In mature democracies elsewhere and even in some young democracies in Africa, elections are the central institution of democratic representative governments. Why? Because, in a democracy, the authority of the government derives solely from the consent of the governed. The fundamental rationale for translating that consent into governmental authority is the holding of free and fair elections. This is contrary to staged managed elections held by dictatorships and one-party governments to give their rule the aura of legitimacy in the face of public decent. In such elections, there may be only one candidate or a list of candidates, with no credible alternative choices. Such elections may offer several candidates for each office, but ensure through intimidation or rigging that only the government-sanctioned candidate is chosen. These are not democratic elections but a mere academic process of legitimising autocratic and repressive regimes.
Violence rocked most parts of Mombasa mainland as rowdy youths engaged hundreds of riot police in running battles that saw one man shot on the head and scores injured. Sounds of teargas, gunshots and burning tyres filled parts of Maweni, Kisauni, Bombolulu and Changamwe as GSU, AP and regular police battled crowds headed for Makadara grounds for a protest rally. Protesters in Kuresoi burnt several houses at Karirikania farm, as hundreds others flashed twigs placards at Keringet, Olenguruone and Kiptagich trading centres.
Like other political hotbeds in Africa, ethnical affiliations played a major part in this election although analysts in Kenya say that Odinga’s support transcends across ethnic divide. Odinga is Luo and Mwai Kibaki is Kikuyu. Both men come from ethnic groups which believe that it is now their turn after decades of being sidelined by ex-president Arap Moi, a Kalenjin. This writer does not believe ethnic group is an issue in African politics, but politicians make it one for expediency and their own political gains. Unfortunately, innocent people from different ethnic groups often fall victim to political machinations which rarely benefit them personally. However, ethnic group motivated or not, the reality is that the contentious Kenyan election has claimed hundreds of lives already. Comparatively, more people have died in this country than in Zimbabwe, the West’s most hated African country during that country’s past elections.

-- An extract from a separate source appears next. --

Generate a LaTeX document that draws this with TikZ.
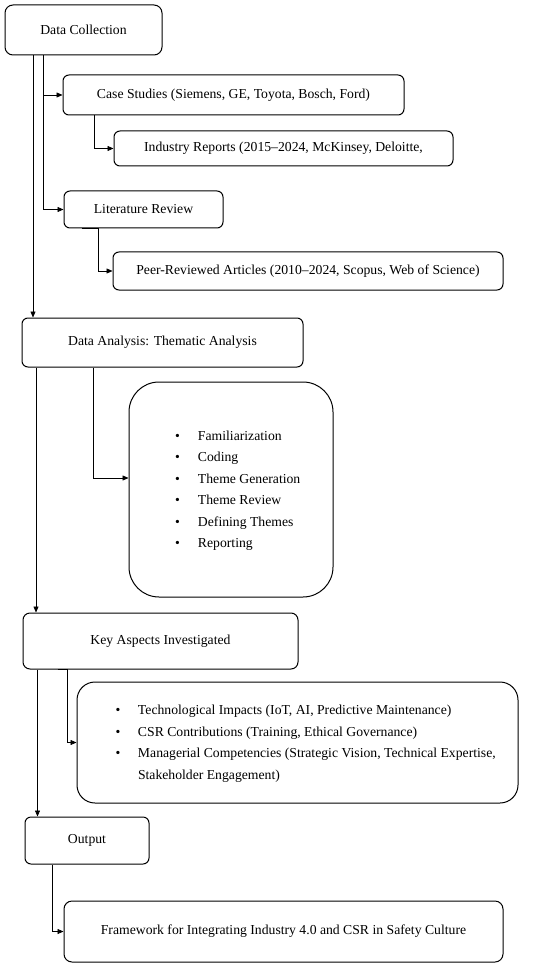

I am personally sceptical of the effectiveness of sanctions on regime change. I believe that sanctions can only effectively achieve their political objective if they are properly coordinated multilaterally, and are the only justified means of effecting radical change of policy. If applied alone in the absence of many other factors, as happened elsewhere, sanctions will be doomed to fail. In most cases sanctions only serve to empower dictators by giving them new draconian powers (laws) to suppress their subjects even further. Sanctions are widely used by pathological dictatorial regimes as an alibi for increased repression against their own people. Most unfortunately, the majority innocent civilian population in Zimbabwe today is silently suffering dearly as a result of the dreadful sanctions regime.